- _Information provided_:
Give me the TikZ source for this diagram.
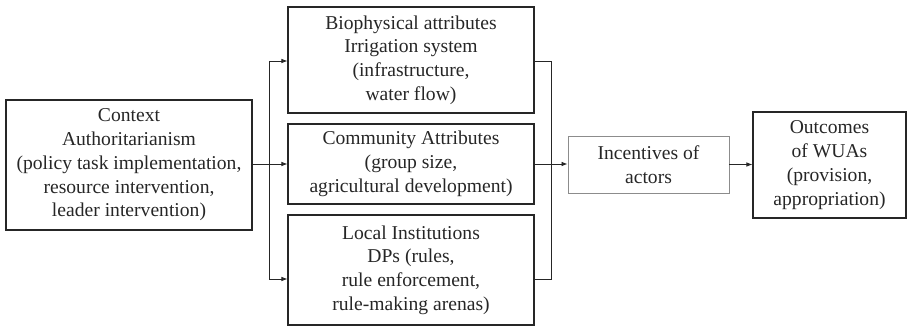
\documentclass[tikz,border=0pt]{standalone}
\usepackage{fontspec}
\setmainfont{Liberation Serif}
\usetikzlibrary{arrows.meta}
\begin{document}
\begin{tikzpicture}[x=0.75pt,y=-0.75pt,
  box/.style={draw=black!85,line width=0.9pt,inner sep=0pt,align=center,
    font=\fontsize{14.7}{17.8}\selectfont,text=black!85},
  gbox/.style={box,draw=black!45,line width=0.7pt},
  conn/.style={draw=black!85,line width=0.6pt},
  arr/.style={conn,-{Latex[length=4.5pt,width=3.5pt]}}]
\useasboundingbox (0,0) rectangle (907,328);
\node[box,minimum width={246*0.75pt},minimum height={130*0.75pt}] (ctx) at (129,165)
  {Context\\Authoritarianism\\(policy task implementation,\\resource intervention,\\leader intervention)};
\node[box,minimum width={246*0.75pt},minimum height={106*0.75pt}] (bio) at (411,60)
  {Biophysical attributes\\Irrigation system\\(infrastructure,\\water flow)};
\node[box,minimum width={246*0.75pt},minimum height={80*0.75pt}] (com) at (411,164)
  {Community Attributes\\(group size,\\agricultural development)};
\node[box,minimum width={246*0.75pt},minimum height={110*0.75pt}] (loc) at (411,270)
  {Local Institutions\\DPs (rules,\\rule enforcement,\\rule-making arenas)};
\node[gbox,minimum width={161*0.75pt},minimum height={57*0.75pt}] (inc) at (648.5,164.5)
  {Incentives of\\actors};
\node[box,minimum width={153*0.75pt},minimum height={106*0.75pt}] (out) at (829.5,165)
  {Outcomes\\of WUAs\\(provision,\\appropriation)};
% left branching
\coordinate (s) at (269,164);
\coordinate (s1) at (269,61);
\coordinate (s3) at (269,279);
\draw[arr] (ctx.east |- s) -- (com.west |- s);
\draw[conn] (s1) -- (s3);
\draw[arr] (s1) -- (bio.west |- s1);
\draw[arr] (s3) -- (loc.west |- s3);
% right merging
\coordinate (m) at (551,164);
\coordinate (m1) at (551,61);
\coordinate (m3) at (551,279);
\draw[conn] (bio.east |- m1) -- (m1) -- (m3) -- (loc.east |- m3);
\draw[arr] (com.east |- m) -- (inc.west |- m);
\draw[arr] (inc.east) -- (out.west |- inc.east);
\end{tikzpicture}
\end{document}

- _What you will do_: All of the lines above should be retyped precisely, apart from the pictures.

- _Task output_:
Give me the TikZ source for this diagram.
\documentclass[tikz,border=0pt]{standalone}
\usepackage{fontspec}
\setmainfont{Liberation Serif}
\usetikzlibrary{arrows.meta}
\begin{document}
\begin{tikzpicture}[x=0.75pt,y=-0.75pt,
  box/.style={draw=black!85,line width=0.9pt,inner sep=0pt,align=center,
    font=\fontsize{14.7}{17.8}\selectfont,text=black!85},
  gbox/.style={box,draw=black!45,line width=0.7pt},
  conn/.style={draw=black!85,line width=0.6pt},
  arr/.style={conn,-{Latex[length=4.5pt,width=3.5pt]}}]
\useasboundingbox (0,0) rectangle (907,328);
\node[box,minimum width={246*0.75pt},minimum height={130*0.75pt}] (ctx) at (129,165)
  {Context\\Authoritarianism\\(policy task implementation,\\resource intervention,\\leader intervention)};
\node[box,minimum width={246*0.75pt},minimum height={106*0.75pt}] (bio) at (411,60)
  {Biophysical attributes\\Irrigation system\\(infrastructure,\\water flow)};
\node[box,minimum width={246*0.75pt},minimum height={80*0.75pt}] (com) at (411,164)
  {Community Attributes\\(group size,\\agricultural development)};
\node[box,minimum width={246*0.75pt},minimum height={110*0.75pt}] (loc) at (411,270)
  {Local Institutions\\DPs (rules,\\rule enforcement,\\rule-making arenas)};
\node[gbox,minimum width={161*0.75pt},minimum height={57*0.75pt}] (inc) at (648.5,164.5)
  {Incentives of\\actors};
\node[box,minimum width={153*0.75pt},minimum height={106*0.75pt}] (out) at (829.5,165)
  {Outcomes\\of WUAs\\(provision,\\appropriation)};
% left branching
\coordinate (s) at (269,164);
\coordinate (s1) at (269,61);
\coordinate (s3) at (269,279);
\draw[arr] (ctx.east |- s) -- (com.west |- s);
\draw[conn] (s1) -- (s3);
\draw[arr] (s1) -- (bio.west |- s1);
\draw[arr] (s3) -- (loc.west |- s3);
% right merging
\coordinate (m) at (551,164);
\coordinate (m1) at (551,61);
\coordinate (m3) at (551,279);
\draw[conn] (bio.east |- m1) -- (m1) -- (m3) -- (loc.east |- m3);
\draw[arr] (com.east |- m) -- (inc.west |- m);
\draw[arr] (inc.east) -- (out.west |- inc.east);
\end{tikzpicture}
\end{document}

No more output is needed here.